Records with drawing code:
● ● ● ●

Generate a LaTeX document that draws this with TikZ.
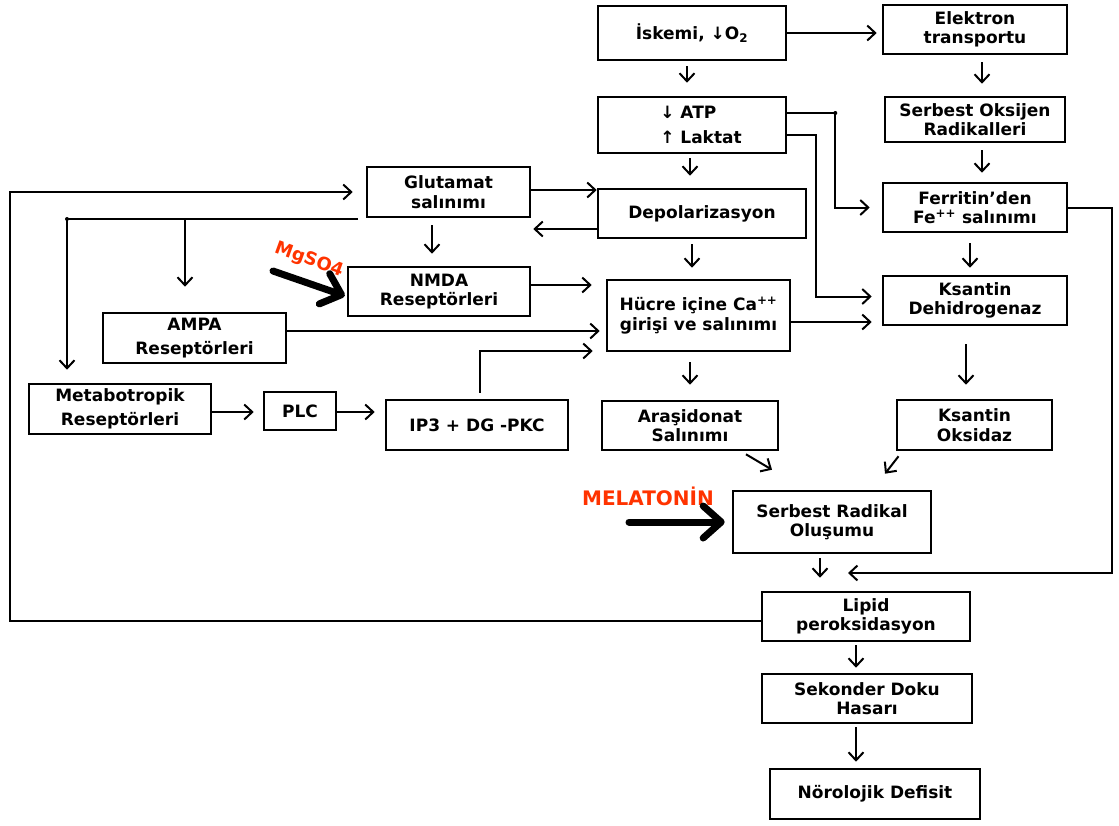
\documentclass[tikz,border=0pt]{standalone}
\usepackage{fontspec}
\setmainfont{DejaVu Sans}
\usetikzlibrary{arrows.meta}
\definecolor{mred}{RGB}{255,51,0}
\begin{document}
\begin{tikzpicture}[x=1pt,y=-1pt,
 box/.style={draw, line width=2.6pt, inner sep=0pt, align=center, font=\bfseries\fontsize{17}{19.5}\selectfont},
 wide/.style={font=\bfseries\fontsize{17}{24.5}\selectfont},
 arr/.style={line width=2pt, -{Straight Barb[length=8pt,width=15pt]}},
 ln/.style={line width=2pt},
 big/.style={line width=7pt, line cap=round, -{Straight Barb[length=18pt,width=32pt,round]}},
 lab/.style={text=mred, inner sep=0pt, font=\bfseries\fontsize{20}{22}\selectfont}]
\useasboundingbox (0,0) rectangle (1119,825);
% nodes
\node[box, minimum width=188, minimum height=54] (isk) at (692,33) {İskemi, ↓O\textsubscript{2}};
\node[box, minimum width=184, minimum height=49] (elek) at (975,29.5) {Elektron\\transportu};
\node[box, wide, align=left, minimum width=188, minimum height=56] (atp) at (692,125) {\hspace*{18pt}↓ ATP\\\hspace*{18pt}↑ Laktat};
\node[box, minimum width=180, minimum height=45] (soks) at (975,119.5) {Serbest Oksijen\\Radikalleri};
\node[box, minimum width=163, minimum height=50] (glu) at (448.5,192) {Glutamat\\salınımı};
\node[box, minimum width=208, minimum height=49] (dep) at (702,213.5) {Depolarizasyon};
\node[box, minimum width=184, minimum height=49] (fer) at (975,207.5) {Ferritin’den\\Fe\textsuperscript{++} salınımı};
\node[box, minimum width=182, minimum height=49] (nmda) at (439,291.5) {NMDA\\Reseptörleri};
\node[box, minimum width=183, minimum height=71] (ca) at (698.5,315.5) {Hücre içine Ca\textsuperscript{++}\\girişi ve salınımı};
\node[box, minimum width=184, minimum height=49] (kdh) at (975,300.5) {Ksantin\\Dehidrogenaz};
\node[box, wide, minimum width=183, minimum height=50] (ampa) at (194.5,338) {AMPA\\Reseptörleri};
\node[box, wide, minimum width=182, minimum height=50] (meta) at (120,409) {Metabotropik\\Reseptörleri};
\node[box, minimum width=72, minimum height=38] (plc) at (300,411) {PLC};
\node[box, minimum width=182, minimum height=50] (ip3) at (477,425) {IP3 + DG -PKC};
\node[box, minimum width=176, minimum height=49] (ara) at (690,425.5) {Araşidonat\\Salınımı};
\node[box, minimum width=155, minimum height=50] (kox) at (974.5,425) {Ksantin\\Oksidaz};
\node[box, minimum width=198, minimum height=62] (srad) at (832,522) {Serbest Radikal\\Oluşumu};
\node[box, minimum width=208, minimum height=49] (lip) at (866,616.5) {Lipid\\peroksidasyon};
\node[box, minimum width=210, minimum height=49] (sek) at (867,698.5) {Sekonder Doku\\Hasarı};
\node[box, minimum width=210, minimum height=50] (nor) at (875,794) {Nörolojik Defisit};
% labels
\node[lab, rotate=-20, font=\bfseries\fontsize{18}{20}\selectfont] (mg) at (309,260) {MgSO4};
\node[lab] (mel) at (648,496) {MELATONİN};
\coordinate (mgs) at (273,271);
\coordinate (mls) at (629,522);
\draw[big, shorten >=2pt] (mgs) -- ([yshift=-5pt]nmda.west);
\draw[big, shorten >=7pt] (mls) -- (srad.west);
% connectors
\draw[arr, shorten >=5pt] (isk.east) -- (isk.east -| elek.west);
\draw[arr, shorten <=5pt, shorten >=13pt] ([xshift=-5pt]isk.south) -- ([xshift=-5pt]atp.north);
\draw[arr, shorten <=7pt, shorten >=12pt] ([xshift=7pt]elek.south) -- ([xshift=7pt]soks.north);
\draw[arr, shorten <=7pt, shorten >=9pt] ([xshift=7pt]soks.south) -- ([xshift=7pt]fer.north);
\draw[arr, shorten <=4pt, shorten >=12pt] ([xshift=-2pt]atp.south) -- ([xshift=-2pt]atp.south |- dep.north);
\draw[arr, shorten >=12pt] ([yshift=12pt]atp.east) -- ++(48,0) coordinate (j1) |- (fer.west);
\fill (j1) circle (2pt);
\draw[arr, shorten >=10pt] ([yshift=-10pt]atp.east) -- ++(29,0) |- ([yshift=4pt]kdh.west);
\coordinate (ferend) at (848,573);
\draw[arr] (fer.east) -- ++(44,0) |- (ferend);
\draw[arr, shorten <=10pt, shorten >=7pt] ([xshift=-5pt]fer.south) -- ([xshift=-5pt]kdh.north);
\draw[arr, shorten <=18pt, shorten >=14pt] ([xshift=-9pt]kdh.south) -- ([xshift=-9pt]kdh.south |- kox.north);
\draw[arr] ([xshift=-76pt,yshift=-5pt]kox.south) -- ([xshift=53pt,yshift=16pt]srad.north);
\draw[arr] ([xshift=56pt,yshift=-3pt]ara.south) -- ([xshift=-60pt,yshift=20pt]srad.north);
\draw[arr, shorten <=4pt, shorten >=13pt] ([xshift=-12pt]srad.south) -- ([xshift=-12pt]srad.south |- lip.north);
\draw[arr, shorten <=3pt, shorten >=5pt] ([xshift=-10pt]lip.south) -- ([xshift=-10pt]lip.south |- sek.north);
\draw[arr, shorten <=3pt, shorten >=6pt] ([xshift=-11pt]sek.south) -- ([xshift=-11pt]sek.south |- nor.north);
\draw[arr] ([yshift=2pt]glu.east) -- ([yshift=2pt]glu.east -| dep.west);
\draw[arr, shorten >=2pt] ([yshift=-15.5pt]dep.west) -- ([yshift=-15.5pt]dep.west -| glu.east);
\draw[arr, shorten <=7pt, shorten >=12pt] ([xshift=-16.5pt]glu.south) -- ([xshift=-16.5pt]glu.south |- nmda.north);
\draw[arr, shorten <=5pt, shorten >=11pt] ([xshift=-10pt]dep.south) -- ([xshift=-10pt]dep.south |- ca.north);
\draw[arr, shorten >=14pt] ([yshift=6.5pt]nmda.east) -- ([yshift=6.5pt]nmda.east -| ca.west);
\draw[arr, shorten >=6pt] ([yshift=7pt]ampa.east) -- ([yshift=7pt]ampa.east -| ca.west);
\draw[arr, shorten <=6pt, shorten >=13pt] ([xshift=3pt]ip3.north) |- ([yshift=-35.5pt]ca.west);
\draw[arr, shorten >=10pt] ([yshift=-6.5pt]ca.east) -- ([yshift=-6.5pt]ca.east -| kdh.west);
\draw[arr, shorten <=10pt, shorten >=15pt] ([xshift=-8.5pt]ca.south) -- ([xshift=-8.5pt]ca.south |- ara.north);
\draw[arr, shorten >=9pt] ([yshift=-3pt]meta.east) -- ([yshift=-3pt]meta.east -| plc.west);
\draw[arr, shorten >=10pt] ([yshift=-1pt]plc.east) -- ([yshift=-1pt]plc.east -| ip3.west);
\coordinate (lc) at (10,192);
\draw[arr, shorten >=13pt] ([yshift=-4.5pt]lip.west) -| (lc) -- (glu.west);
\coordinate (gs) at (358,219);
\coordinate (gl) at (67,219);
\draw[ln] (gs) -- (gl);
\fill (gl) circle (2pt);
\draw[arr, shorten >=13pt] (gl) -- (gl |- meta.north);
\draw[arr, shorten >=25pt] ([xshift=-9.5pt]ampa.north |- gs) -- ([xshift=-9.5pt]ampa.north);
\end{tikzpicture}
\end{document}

● ● ● ●

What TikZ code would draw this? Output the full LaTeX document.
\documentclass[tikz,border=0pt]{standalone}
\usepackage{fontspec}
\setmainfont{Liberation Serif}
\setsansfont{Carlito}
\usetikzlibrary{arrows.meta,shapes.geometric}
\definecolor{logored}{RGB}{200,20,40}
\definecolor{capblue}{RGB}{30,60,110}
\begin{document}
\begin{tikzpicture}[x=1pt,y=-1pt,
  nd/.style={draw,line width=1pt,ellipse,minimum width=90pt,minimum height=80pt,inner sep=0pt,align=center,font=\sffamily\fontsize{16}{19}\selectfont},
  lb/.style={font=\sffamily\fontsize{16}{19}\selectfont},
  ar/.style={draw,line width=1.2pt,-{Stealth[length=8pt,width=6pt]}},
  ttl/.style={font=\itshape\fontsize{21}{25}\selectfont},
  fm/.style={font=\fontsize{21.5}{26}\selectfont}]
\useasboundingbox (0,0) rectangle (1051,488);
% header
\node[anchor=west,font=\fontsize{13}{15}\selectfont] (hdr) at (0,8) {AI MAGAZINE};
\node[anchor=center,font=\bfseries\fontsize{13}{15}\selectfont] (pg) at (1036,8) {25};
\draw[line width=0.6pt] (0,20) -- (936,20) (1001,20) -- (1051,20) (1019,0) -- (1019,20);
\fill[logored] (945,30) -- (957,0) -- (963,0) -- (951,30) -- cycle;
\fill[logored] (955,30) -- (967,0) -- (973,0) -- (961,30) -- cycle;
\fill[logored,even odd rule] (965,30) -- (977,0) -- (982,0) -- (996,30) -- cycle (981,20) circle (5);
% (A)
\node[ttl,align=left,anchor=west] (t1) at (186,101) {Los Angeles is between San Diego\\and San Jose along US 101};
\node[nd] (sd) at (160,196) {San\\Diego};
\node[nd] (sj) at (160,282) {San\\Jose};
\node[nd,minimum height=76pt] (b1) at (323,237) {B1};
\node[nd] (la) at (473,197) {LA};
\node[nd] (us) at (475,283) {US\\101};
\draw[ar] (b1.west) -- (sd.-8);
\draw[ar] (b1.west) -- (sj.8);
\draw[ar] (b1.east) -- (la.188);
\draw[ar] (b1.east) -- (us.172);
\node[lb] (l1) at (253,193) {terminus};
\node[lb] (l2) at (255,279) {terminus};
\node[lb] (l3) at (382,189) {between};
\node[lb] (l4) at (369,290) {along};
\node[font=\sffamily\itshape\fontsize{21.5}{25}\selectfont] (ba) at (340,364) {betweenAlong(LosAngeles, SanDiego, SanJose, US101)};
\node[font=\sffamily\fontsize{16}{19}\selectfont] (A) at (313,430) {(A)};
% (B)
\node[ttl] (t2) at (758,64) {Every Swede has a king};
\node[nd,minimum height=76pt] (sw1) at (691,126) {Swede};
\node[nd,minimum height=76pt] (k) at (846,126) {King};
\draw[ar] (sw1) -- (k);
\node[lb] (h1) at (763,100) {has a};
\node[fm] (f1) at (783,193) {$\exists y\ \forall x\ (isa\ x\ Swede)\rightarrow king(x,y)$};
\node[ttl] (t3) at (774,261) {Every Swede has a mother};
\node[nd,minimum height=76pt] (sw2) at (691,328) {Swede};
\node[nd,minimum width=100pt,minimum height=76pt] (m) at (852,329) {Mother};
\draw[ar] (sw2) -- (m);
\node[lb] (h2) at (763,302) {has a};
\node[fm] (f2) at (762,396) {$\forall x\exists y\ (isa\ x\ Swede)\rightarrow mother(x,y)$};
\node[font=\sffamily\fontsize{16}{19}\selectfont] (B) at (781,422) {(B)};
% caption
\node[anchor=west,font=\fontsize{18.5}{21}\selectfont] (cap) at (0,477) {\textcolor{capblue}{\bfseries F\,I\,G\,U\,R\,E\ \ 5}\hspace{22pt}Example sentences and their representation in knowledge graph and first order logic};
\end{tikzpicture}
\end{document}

● ● ● ●

- What is needed
Pick out each line that holds the string "this".

- Task output
Generate a LaTeX document that draws this with TikZ.
What TikZ code would draw this? Output the full LaTeX document.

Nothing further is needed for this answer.